High preponderance of probability
- The Court has held that proof of inducement, or manipulation otherwise, requires a higher degree of preponderance of probability during evidence assessment.[11] The Court has further observed that the degree depends on “the mind of the reasonable man who is considering the particular subject matter”, and would be proportionate to the subject matter.[12] While stopping short of conflating the requirement for proof of “reasonable doubt” for civil and criminal cases, the Court cited its decision in M/s Alupro Building Systems Pvt. Ltd. v. Commissioner of Central Excise Bangalore-II, Civil Appeal No. 8030 of 2010 (relying on Bater v. Bater, reported in [1951] P. 35), to imply that what is “reasonable” can vary depending on the subject matter and other factors, but is not necessarily more leniently measured in civil than in criminal cases.
Potential fraud is not the same as fraud[13]
- While acknowledging that concentration of open market positions may have given RIL the ability to manipulate the market, the Court held that there was no actual fraud, in the context of the reasonable justification of hedging, and the absence of any inducement due to such concentration.[14]
Non-disclosures are not all tantamount to fraud
- The Court refused to stretch the non-disclosure of position limits reached by RIL, or of the identity of persons acting in concert, to imply fraud, even though it upheld the monetary penalty levied on such non-disclosure. It was observed that there was no inducement of others to deal in RPL shares due to non-disclosure, and exceeding position limits was not in violation of the SCRA. Non-disclosures are not automatically fraudulent unless they induce investors in violation of the PFUTP Regulations or can otherwise be closely tied to fraud. This applies even where the non-disclosure is intentional, or held to circumvent provisions of Circulars, and subjected to penalty therefor.
Conclusion
- For market participants, the Reliance ruling indicates that the “reasonable man” remains defensible.[15] Reasonability in the context of trading behaviour includes a broad array of actions, but is vitiated by inducement of trades, and creating artificial markets, which become unlawful. The decision also highlights the importance of detailed submissions to the regulator during investigations and thereafter – justifiable commercial decisions have a better chance of being termed as “reasonable” and not intended to create an artificial market.

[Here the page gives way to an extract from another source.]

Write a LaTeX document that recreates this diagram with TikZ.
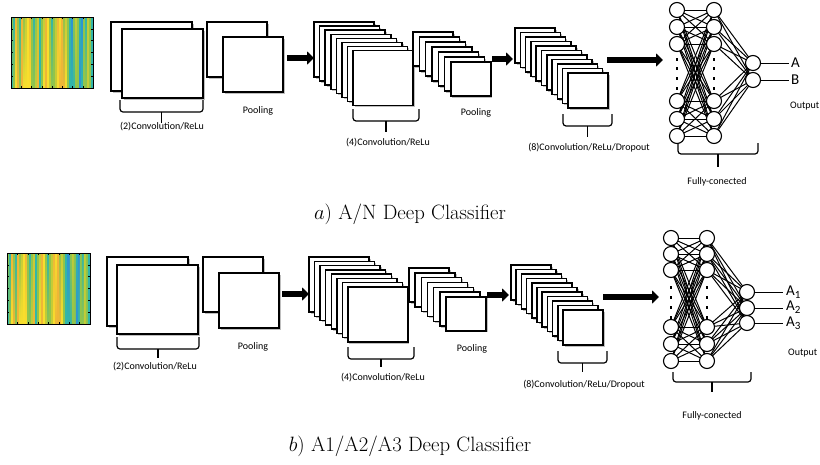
\documentclass[tikz,border=0pt]{standalone}
\usepackage{fontspec}
\newfontfamily\calfont{Carlito}
\usetikzlibrary{arrows.meta}
\pgfdeclarelayer{bg}
\pgfdeclarelayer{paper}
\pgfsetlayers{paper,bg,main}
\definecolor{cY}{RGB}{248,222,45}
\definecolor{cO}{RGB}{238,182,55}
\definecolor{cG}{RGB}{145,196,75}
\definecolor{cT}{RGB}{50,182,168}
\definecolor{cB}{RGB}{45,145,215}
\definecolor{cL}{RGB}{196,204,55}
\tikzset{
  fm/.style={draw=black, fill=white, line width=1.5pt},
  fmshadow/.style={fill=gray!50},
  neuron/.style={circle, draw=black, fill=white, line width=1.1pt, minimum size=15pt, inner sep=0pt},
  link/.style={line width=1pt},
  bigarrow/.style={line width=5.5pt, -{Triangle[width=13pt,length=7pt]}},
  brk/.style={line width=1.2pt, rounded corners=3pt},
  lbl/.style={font=\calfont\fontsize{10}{12}\selectfont, inner sep=0pt},
  outlbl/.style={font=\calfont\fontsize{15}{16}\selectfont, inner sep=0pt, anchor=west},
  capt/.style={font=\fontsize{20.74}{24}\selectfont, inner sep=0pt},
  fcdot/.style={fill=black},
}
% x y w h dx dy n
\newcommand\fmstack[7]{%
  \foreach \i in {1,...,#7}{%
    \pgfmathsetmacro\xx{#1+(\i-1)*#5}%
    \pgfmathsetmacro\yy{#2+(\i-1)*#6}%
    \fill[fmshadow] (\xx+1.5,\yy+1.5) rectangle ++(#3,#4);
    \draw[fm] (\xx,\yy) rectangle ++(#3,#4);
  }}
% x1 x2 ytop yline ystem
\newcommand\fmbrace[5]{%
  \draw[brk] (#1,#3) -- (#1,#4) -- (#2,#4) -- (#2,#3);
  \draw[line width=1.2pt] ({(#1+#2)/2},#4) -- ({(#1+#2)/2},#5);}
% x y w h
\newcommand\specimg[4]{%
  \foreach \ca/\cb [count=\k] in {cG/cT,cT/cG,cO/cY,cG/cO,cT/cG,cO/cO,cG/cY,cL/cY,cY/cY,cO/cY,cG/cG,cT/cG,cG/cL,cL/cO,cT/cT,cG/cG,cL/cY,cO/cO,cY/cY,cG/cL,cT/cG,cG/cG,cL/cL,cO/cY,cY/cO,cO/cO,cG/cO,cL/cY,cG/cG,cT/cT,cB/cT,cG/cT,cL/cG,cG/cG,cT/cB,cB/cT,cG/cG,cT/cG,cL/cL,cG/cG,cT/cT}{%
    \pgfmathsetmacro\sx{#1+(\k-1)*#3/41}%
    \shade[top color=\ca, bottom color=\cb] (\sx,#2) rectangle ++({#3/41+0.3},#4);
  }
  \draw[line width=0.8pt] (#1,#2) rectangle ++(#3,#4);
  \foreach \t in {1,...,7}{%
    \draw[line width=0.5pt] ({#1+\t*#3/8},#2) -- ++(0,2);
    \draw[line width=0.5pt] ({#1+\t*#3/8},{#2+#4}) -- ++(0,-2);}
  \foreach \t in {1,...,5}{%
    \draw[line width=0.5pt] (#1,{#2+\t*#4/6}) -- ++(2,0);
    \draw[line width=0.5pt] ({#1+#3},{#2+\t*#4/6}) -- ++(-2,0);}
}
\begin{document}
\begin{tikzpicture}[x=1pt,y=-1pt]
\useasboundingbox (0,0) rectangle (820,464);
\begin{pgfonlayer}{paper}
\fill[white] (0,0) rectangle (820,464);
\end{pgfonlayer}

% ================= TOP PANEL =================
\specimg{11}{17}{82}{71}
\fmstack{111}{22}{81}{69}{11}{7}{2}
\fmstack{207}{22}{60}{55}{16}{15}{2}
\fmstack{314}{22}{60}{55}{5.6}{4.1}{8}
\fmstack{413}{32}{40}{34}{6.33}{5}{7}
\fmstack{515}{28}{40}{35}{5.3}{4.5}{11}

\coordinate (ta1s) at (287,58); \coordinate (ta1e) at (314,58);
\coordinate (ta2s) at (492,59); \coordinate (ta2e) at (513,59);
\coordinate (ta3s) at (607,60); \coordinate (ta3e) at (663,60);
\draw[bigarrow] (ta1s) -- (ta1e);
\draw[bigarrow] (ta2s) -- (ta2e);
\draw[bigarrow] (ta3s) -- (ta3e);

\fmbrace{120}{203}{100}{112}{123}
\node[lbl] (tl1) at (162,127) {(2)Convolution/ReLu};
\node[lbl] (tl2) at (258,111) {Pooling};
\fmbrace{353}{419}{109}{121}{132}
\node[lbl] (tl3) at (388,143) {(4)Convolution/ReLu};
\node[lbl] (tl4) at (476,113) {Pooling};
\fmbrace{563}{612}{114}{126}{137}
\node[lbl] (tl5) at (589,148) {(8)Convolution/ReLu/Dropout};
\fmbrace{678}{758}{143}{154}{167}
\node[lbl] (tl6) at (717,182) {Fully-conected};
\node[lbl, anchor=west] (tl7) at (790,106) {Output};

\foreach \yy [count=\k] in {10,27,44,101,119,136}{%
  \node[neuron] (ta\k) at (677,\yy) {};
  \node[neuron] (tb\k) at (714,\yy) {};}
\node[neuron] (tc1) at (753,63) {};
\node[neuron] (tc2) at (753,80) {};
\begin{pgfonlayer}{bg}
\foreach \i in {1,...,6}{\foreach \j in {1,...,6}{\draw[link] (ta\i.center) -- (tb\j.center);}}
\foreach \i in {1,...,6}{\foreach \j in {1,2}{\draw[link] (tb\i.center) -- (tc\j.center);}}
\end{pgfonlayer}
\foreach \yy in {58,67,77,87}{%
  \fill[fcdot] (676,\yy) rectangle ++(2.2,2.6);
  \fill[fcdot] (713,\yy) rectangle ++(2.2,2.6);}
\coordinate (tc1e) at (789,63); \coordinate (tc2e) at (789,80);
\draw[link] (tc1) -- (tc1e); \draw[link] (tc2) -- (tc2e);
\node[outlbl] (tA) at (791,63) {A};
\node[outlbl] (tB) at (791,80) {B};

\node[capt] (capa) at (410,214) {$a)$ A/N Deep Classifier};

% ================= BOTTOM PANEL =================
\specimg{7}{253}{83}{71}
\fmstack{107}{257}{81}{69}{10}{8}{2}
\fmstack{203}{257}{60}{55}{16}{16}{2}
\fmstack{309}{257}{60}{55}{5.57}{4.29}{8}
\fmstack{409}{268}{40}{34}{6.17}{4.83}{7}
\fmstack{511}{265}{40}{35}{5.2}{4.5}{11}

\coordinate (ba1s) at (282,294); \coordinate (ba1e) at (309,294);
\coordinate (ba2s) at (487,295); \coordinate (ba2e) at (509,295);
\coordinate (ba3s) at (603,297); \coordinate (ba3e) at (659,297);
\draw[bigarrow] (ba1s) -- (ba1e);
\draw[bigarrow] (ba2s) -- (ba2e);
\draw[bigarrow] (ba3s) -- (ba3e);

\fmbrace{117}{199}{337}{349}{358}
\node[lbl] (bl1) at (155,367) {(2)Convolution/ReLu};
\node[lbl] (bl2) at (253,347) {Pooling};
\fmbrace{348}{414}{347}{359}{367}
\node[lbl] (bl3) at (383,378) {(4)Convolution/ReLu};
\node[lbl] (bl4) at (472,349) {Pooling};
\fmbrace{558}{607}{351}{363}{372}
\node[lbl] (bl5) at (584,385) {(8)Convolution/ReLu/Dropout};
\fmbrace{673}{751}{372}{382}{392}
\node[lbl] (bl6) at (712,416) {Fully-conected};
\node[lbl, anchor=west] (bl7) at (788,353) {Output};

\foreach \yy [count=\k] in {238,254,270,327,344,361}{%
  \node[neuron] (ba\k) at (671,\yy) {};
  \node[neuron] (bb\k) at (707,\yy) {};}
\node[neuron] (bc1) at (747,292) {};
\node[neuron] (bc2) at (747,308) {};
\node[neuron] (bc3) at (747,323) {};
\begin{pgfonlayer}{bg}
\foreach \i in {1,...,6}{\foreach \j in {1,...,6}{\draw[link] (ba\i.center) -- (bb\j.center);}}
\foreach \i in {1,...,6}{\foreach \j in {1,2,3}{\draw[link] (bb\i.center) -- (bc\j.center);}}
\end{pgfonlayer}
\foreach \yy in {286,296,306,316}{%
  \fill[fcdot] (670,\yy) rectangle ++(2.2,2.6);
  \fill[fcdot] (706,\yy) rectangle ++(2.2,2.6);}
\coordinate (bc1e) at (783,292); \coordinate (bc2e) at (783,308); \coordinate (bc3e) at (783,323);
\draw[link] (bc1) -- (bc1e); \draw[link] (bc2) -- (bc2e); \draw[link] (bc3) -- (bc3e);
\node[outlbl] (bA1) at (786,292) {A\raisebox{-0.35ex}{\fontsize{11}{11}\selectfont 1}};
\node[outlbl] (bA2) at (786,307) {A\raisebox{-0.35ex}{\fontsize{11}{11}\selectfont 2}};
\node[outlbl] (bA3) at (786,323) {A\raisebox{-0.35ex}{\fontsize{11}{11}\selectfont 3}};

\node[capt] (capb) at (410,446) {$b)$ A1/A2/A3 Deep Classifier};
\end{tikzpicture}
\end{document}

- SEBI may, on the other hand, more actively enforce preventive provisions addressing precursors to fraud. Therefore, non-disclosures and diligence lapses may now see prompt administrative warnings or deterrent penalty, where fraud cannot be established with high preponderance of probability but is likely.
- Further, SEBI may apply subject-matter based flexibility in determining fraud, using the “preponderance of probability” compass. With the proposed Securities Market Code differentiating serious market abuse with criminal consequences from other violations, the Supreme Court’s emphasis on this subject-matter based evidentiary standard is expected to be tested at every stage of securities law enforcement.
[1] Reliance Industries Ltd. and Ors. v. SEBI, Civil Appeal No. 4015 of 2020, SC decision dated May 29, 2026.
[2] This is in line with SAT’s rulings which have consistently held that change in Last Traded Price per se is not fraudulent, and collusion with counterparties would be required to prove fraud on its account. SEBI’s cases against the relevant SAT rulings are pending before the Supreme Court in SEBI v. Bharat Natwarlal Patel (C.A. No. 000007 – / 2024 Registered on 02-01-2024), SEBI v. Nishith M. Shah HUF and Ors. (C.A. No. 002794 – 002795 / 2020).
[3] Para. 175 of the SC judgement.
[4] The first part of the definition of “fraud” in Regulation 2 (1)(c) of the PFUTP Regulations reads as follows:- ““fraud” includes any act, expression, omission or concealment committed whether in a deceitful manner or not by a person or by any other person with his connivance or by his agent while dealing insecurities in order to induce another person or his agent to deal in securities, whether or not there is any wrongful gain or avoidance of any loss, and shall also include—”. [emphasis supplied]
[5] Para. 171 of the SC judgment.
[6] SEBI v. Rakhi Trading (P) Ltd., (2018) 13 SCC 753.
[7] Para. 177 of the SC judgement.
[8] Para. 195 of the SC judgement. “However, the factum of manipulation still needs to be established, which can be garnered only from the effects of the actions by the person alleged to have defrauded or manipulated the market price or induced the other party”.
[9] Para. 219 of the SC judgement. “This makes it all the more necessary for the respondent authority to prove deceitful intention from the beginning that would lead to a pre-planned act or omission.”. [emphasis supplied]
[10] Para. 207 of the SC judgement.
[11] Para. 180 of the SC judgement.
[12] Para. 179 of the SC judgement.
[13] Para. 193 of the SC judgement. “In a case such as the present matter where the 40.10% share of the appellant no. 1 in open interests was validly justified by the consideration of hedging, we may look at the concentration in positions as only giving the ability to manipulate. It bears no clarification that concentration by itself cannot be considered to be manipulation.”.
[14] Para. 194 of the SC judgement.
[15] In a similar case in AKG Securities & Consultancy Ltd. v. Securities & Exchange Board of India, 2025 SCC OnLine SAT 399 , SAT allowed a challenge to SEBI’s order which alleged price manipulation in the F&O segment due to price and volume manipulation in the last 40 minutes of trades in the cash segment, as collusion amongst counterparties for trades in the cash segment could not be established, and mere trading pattern of trades above Last Traded Price was insufficient to prove fraud.